::: Collected data :::

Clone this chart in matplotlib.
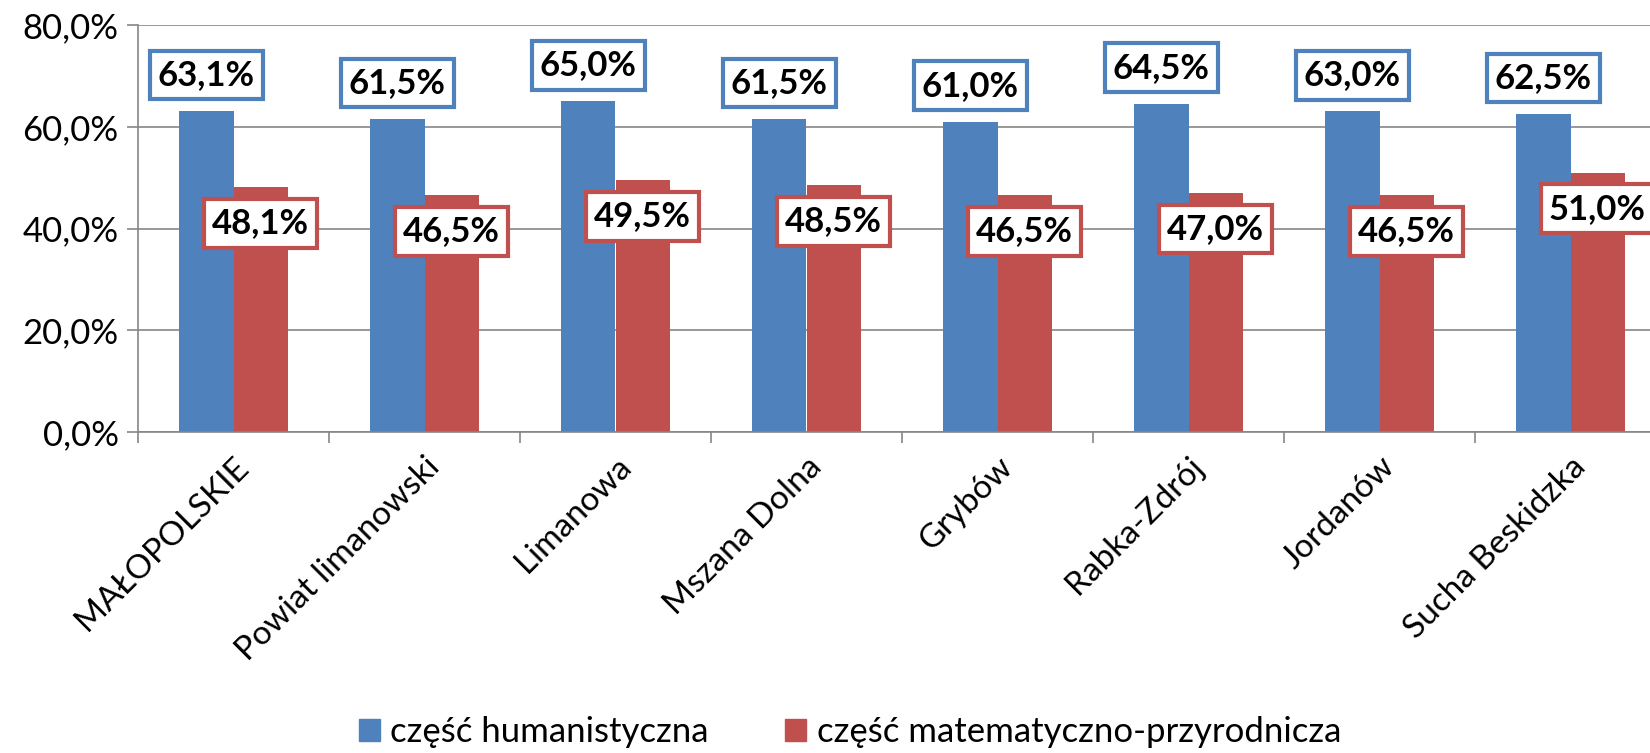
import numpy as np
import matplotlib
matplotlib.use("Agg")
import matplotlib.pyplot as plt
from matplotlib.patches import Patch
from matplotlib.ticker import FixedLocator, FuncFormatter

# Data
categories = ["MAŁOPOLSKIE", "Powiat limanowski", "Limanowa", "Mszana Dolna",
              "Grybów", "Rabka-Zdrój", "Jordanów", "Sucha Beskidzka"]
humanistyczna = [63.1, 61.5, 65.0, 61.5, 61.0, 64.5, 63.0, 62.5]
mat_przyr = [48.1, 46.5, 49.5, 48.5, 46.5, 47.0, 46.5, 51.0]
series_names = ["część humanistyczna", "część matematyczno-przyrodnicza"]

BLUE = "#4F81BD"
RED = "#C0504D"
GRID = "#868686"

plt.rcParams['font.family'] = ['Lato', 'DejaVu Sans']

fig = plt.figure(figsize=(16.5, 7.53), dpi=100)
ax = fig.add_axes([138 / 1650, 1 - 432 / 753, (1666 - 138) / 1650, (432 - 25) / 753])

n = len(categories)
centers = np.arange(n) + 0.5
w = 0.283

ax.bar(centers - w / 2, humanistyczna, w, color=BLUE, zorder=2)
ax.bar(centers + w / 2, mat_przyr, w, color=RED, zorder=2)

fmt = lambda v: f"{v:.1f}%".replace(".", ",")

for x, v in zip(centers - w / 2, humanistyczna):
    ax.annotate(fmt(v), xy=(x, v), xytext=(0, 26), textcoords="offset points",
                ha="center", va="center", fontsize=25, fontweight="bold",
                annotation_clip=False, zorder=5,
                bbox=dict(boxstyle="square,pad=0.24", fc="white", ec=BLUE, lw=3))
for x, v in zip(centers + w / 2, mat_przyr):
    ax.annotate(fmt(v), xy=(x, v), xytext=(0, -26), textcoords="offset points",
                ha="center", va="center", fontsize=25, fontweight="bold",
                annotation_clip=False, zorder=5,
                bbox=dict(boxstyle="square,pad=0.24", fc="white", ec=RED, lw=3))

ax.set_xlim(0, n)
ax.set_ylim(0, 80)
ax.yaxis.set_major_locator(FixedLocator([0, 20, 40, 60, 80]))
ax.yaxis.set_major_formatter(FuncFormatter(lambda v, p: f"{v:.1f}%".replace(".", ",")))
ax.grid(axis="y", color=GRID, lw=1.2, zorder=0)
ax.set_axisbelow(True)

ax.set_xticks(np.arange(n + 1))
ax.set_xticklabels([])
ax.set_xticks(centers, minor=True)
ax.set_xticklabels(categories, minor=True, rotation=45, ha="right",
                   rotation_mode="anchor", fontsize=24)
ax.tick_params(axis="x", which="minor", length=0, pad=14)
ax.tick_params(axis="x", which="major", length=8, color=GRID, width=1.2)
ax.tick_params(axis="y", length=8, color=GRID, width=1.2, labelsize=25, pad=6)

for s in ["top", "right"]:
    ax.spines[s].set_visible(False)
for s in ["left", "bottom"]:
    ax.spines[s].set_color(GRID)
    ax.spines[s].set_linewidth(1.2)

handles = [Patch(color=BLUE), Patch(color=RED)]
fig.legend(handles, series_names, loc="center", bbox_to_anchor=(850 / 1650, 1 - 732 / 753),
           ncol=2, frameon=False, fontsize=25, handlelength=0.6, handleheight=0.6,
           handletextpad=0.3, columnspacing=2.2, borderpad=0)

fig.savefig("out.png", dpi=100)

:::

Prompt: Retype everything in the material word for word, minus pictures.

Task output:
Clone this chart in matplotlib.
import numpy as np
import matplotlib
matplotlib.use("Agg")
import matplotlib.pyplot as plt
from matplotlib.patches import Patch
from matplotlib.ticker import FixedLocator, FuncFormatter

# Data
categories = ["MAŁOPOLSKIE", "Powiat limanowski", "Limanowa", "Mszana Dolna",
              "Grybów", "Rabka-Zdrój", "Jordanów", "Sucha Beskidzka"]
humanistyczna = [63.1, 61.5, 65.0, 61.5, 61.0, 64.5, 63.0, 62.5]
mat_przyr = [48.1, 46.5, 49.5, 48.5, 46.5, 47.0, 46.5, 51.0]
series_names = ["część humanistyczna", "część matematyczno-przyrodnicza"]

BLUE = "#4F81BD"
RED = "#C0504D"
GRID = "#868686"

plt.rcParams['font.family'] = ['Lato', 'DejaVu Sans']

fig = plt.figure(figsize=(16.5, 7.53), dpi=100)
ax = fig.add_axes([138 / 1650, 1 - 432 / 753, (1666 - 138) / 1650, (432 - 25) / 753])

n = len(categories)
centers = np.arange(n) + 0.5
w = 0.283

ax.bar(centers - w / 2, humanistyczna, w, color=BLUE, zorder=2)
ax.bar(centers + w / 2, mat_przyr, w, color=RED, zorder=2)

fmt = lambda v: f"{v:.1f}%".replace(".", ",")

for x, v in zip(centers - w / 2, humanistyczna):
    ax.annotate(fmt(v), xy=(x, v), xytext=(0, 26), textcoords="offset points",
                ha="center", va="center", fontsize=25, fontweight="bold",
                annotation_clip=False, zorder=5,
                bbox=dict(boxstyle="square,pad=0.24", fc="white", ec=BLUE, lw=3))
for x, v in zip(centers + w / 2, mat_przyr):
    ax.annotate(fmt(v), xy=(x, v), xytext=(0, -26), textcoords="offset points",
                ha="center", va="center", fontsize=25, fontweight="bold",
                annotation_clip=False, zorder=5,
                bbox=dict(boxstyle="square,pad=0.24", fc="white", ec=RED, lw=3))

ax.set_xlim(0, n)
ax.set_ylim(0, 80)
ax.yaxis.set_major_locator(FixedLocator([0, 20, 40, 60, 80]))
ax.yaxis.set_major_formatter(FuncFormatter(lambda v, p: f"{v:.1f}%".replace(".", ",")))
ax.grid(axis="y", color=GRID, lw=1.2, zorder=0)
ax.set_axisbelow(True)

ax.set_xticks(np.arange(n + 1))
ax.set_xticklabels([])
ax.set_xticks(centers, minor=True)
ax.set_xticklabels(categories, minor=True, rotation=45, ha="right",
                   rotation_mode="anchor", fontsize=24)
ax.tick_params(axis="x", which="minor", length=0, pad=14)
ax.tick_params(axis="x", which="major", length=8, color=GRID, width=1.2)
ax.tick_params(axis="y", length=8, color=GRID, width=1.2, labelsize=25, pad=6)

for s in ["top", "right"]:
    ax.spines[s].set_visible(False)
for s in ["left", "bottom"]:
    ax.spines[s].set_color(GRID)
    ax.spines[s].set_linewidth(1.2)

handles = [Patch(color=BLUE), Patch(color=RED)]
fig.legend(handles, series_names, loc="center", bbox_to_anchor=(850 / 1650, 1 - 732 / 753),
           ncol=2, frameon=False, fontsize=25, handlelength=0.6, handleheight=0.6,
           handletextpad=0.3, columnspacing=2.2, borderpad=0)

fig.savefig("out.png", dpi=100)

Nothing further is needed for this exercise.